A plea agreement is the negotiated resolution of a criminal case between the government and the defense when the client decides to plead guilty rather than fighting the charges at trial. The benefit of a plea agreement is that the plea is usually to a lower offense or a limited number of charges rather than to the most severe charge(s). In most instances, a defendant is rewarded in some fashion for pleading guilty rather than going to trial. In the State of New Jersey, the defendant’s attorney can negotiate a plea to the specific charges and the length of the sentence. This is commonly referred to as sentence bargaining. The plea form will be in writing with all of the terms that have been agreed to between the defense attorney and the Assistant Prosecutor. The form – New Jersey Judiciary Plea Form – lists the charges the person is pleading to along with the statutory maximum period of incarceration, fines and penalties. The form also lists the specific sentence the prosecutor has agreed to recommend, along with any other agreements between the parties.

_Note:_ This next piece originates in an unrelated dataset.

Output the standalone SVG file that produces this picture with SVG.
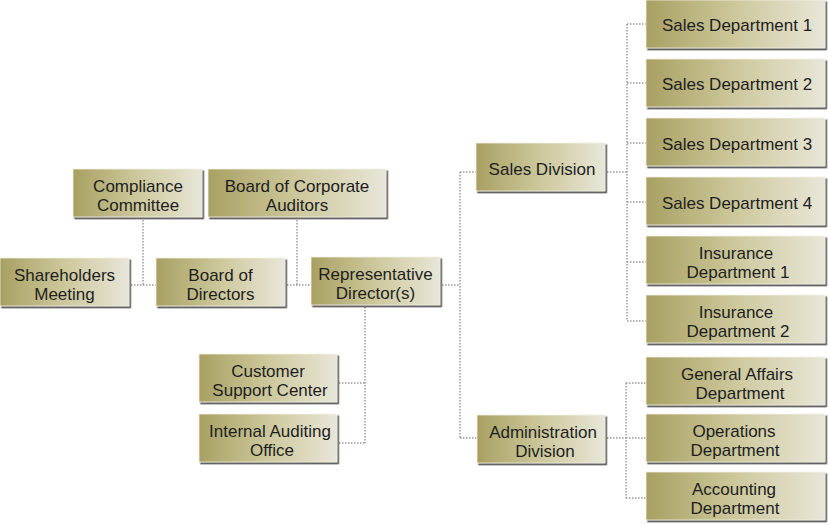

In almost every case, the sentencing judge abides by the terms negotiated between the defense and the prosecutor. If the judge does not agree at sentencing to the negotiated terms, the defendant has the right to either withdraw his plea and go to trial, or accept the sentence the judge imposes. If the defendant decides to withdraw his plea, nothing the defendant said under oath at the time of the plea can be used at trial against the defendant.
In the federal system, a plea agreement is much different and offers fewer protections and less certainty of sentence to the defendant. The standard plea agreement in the District of New Jersey provides for the charge(s) that the defendant will plead to, the time period covered by the agreement and any stipulations between the parties. Typically, the parties’ stipulations will cover the base level offense under the U.S. Sentencing Guidelines and any additional enhancements/points for amount of loss, role in the offense and other offense offense-specific categories.
The benefit to the defendant is that he or she pleads to a limited number of offenses, often negotiating a lower loss amount or drug quantity, and has limited other possible enhancements through the stipulations (agreement) between the parties. In addition, the defendant receives points off the total offense level for acceptance of responsibility (pleading guilty rather than going to trial). A federal plea agreement most often limits the person’s exposure and reduces the possible sentence under the circumstances.
Unlike the state system, however, the federal court is not bound by the stipulations between the parties and the defendant is not allowed to withdraw his plea if the court sentences a defendant to a longer period of incarceration than agreed to in the plea agreement. Here in the District of New Jersey, there is an added stipulation that the defendant waives his right to appeal the sentence if the court sentences the person at or below the stipulated guideline range. Should the court sentence above the agreed upon range, then the right to appeal is preserved.
It is vital that a person charged in the federal system be represented by an experienced federal criminal defense attorney. Plea bargaining in the federal system is quite different from that in the state, and offers far greater uncertainties in the ultimate sentence. While in the state system the sentence is agreed to by the parties, in the federal system the defense must draft and submit a detailed, compelling sentencing submission to the court in order for the client to receive the best possible sentence.